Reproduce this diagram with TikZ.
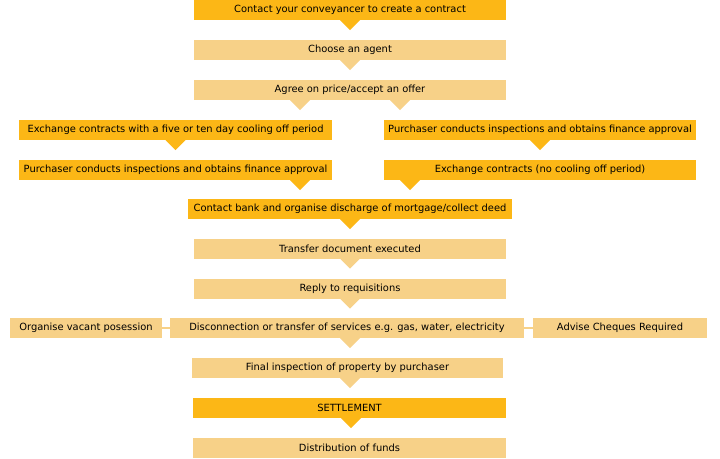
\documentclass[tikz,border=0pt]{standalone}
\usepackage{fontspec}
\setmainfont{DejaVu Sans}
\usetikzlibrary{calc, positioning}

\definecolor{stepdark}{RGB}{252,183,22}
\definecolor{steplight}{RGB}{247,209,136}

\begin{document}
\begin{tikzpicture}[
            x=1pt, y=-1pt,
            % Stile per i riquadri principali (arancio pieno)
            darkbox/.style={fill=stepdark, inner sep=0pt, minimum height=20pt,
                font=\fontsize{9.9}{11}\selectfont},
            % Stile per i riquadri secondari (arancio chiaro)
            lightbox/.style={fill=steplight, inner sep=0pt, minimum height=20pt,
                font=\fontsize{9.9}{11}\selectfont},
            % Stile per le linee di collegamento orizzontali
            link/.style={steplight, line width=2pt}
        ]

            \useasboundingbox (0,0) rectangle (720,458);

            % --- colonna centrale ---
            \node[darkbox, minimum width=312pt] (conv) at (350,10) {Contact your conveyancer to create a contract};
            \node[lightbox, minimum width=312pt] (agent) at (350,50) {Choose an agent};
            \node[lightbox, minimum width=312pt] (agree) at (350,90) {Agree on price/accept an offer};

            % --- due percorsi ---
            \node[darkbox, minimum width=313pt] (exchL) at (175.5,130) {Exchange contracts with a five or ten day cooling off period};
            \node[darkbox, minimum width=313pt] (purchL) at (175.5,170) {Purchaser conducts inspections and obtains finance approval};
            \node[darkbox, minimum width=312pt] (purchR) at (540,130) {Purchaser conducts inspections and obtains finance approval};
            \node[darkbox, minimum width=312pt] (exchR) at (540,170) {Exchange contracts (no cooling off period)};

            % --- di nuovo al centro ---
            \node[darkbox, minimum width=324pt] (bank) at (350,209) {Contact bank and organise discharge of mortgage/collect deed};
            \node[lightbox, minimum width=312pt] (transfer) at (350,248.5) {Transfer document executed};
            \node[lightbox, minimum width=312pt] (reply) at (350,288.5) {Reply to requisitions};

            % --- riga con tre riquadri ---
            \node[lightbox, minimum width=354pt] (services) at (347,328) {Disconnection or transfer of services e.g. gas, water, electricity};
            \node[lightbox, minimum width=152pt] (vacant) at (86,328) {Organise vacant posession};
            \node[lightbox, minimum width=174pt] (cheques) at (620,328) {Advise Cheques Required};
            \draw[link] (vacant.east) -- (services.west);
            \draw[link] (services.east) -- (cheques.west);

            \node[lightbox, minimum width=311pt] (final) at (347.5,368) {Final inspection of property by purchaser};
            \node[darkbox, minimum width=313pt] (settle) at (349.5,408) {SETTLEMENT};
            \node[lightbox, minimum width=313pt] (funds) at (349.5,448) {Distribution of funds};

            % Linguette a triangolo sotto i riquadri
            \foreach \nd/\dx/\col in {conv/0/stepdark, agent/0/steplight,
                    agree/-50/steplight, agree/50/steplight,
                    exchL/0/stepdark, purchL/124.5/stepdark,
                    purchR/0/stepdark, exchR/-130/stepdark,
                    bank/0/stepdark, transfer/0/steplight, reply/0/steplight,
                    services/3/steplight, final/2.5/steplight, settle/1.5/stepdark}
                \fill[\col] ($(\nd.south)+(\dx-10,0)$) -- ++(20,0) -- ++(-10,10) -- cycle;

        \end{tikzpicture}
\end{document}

────

Look through the data and show every line containing "with".

• **Answer for the task**
Reproduce this diagram with TikZ.
            \node[darkbox, minimum width=313pt] (exchL) at (175.5,130) {Exchange contracts with a five or ten day cooling off period};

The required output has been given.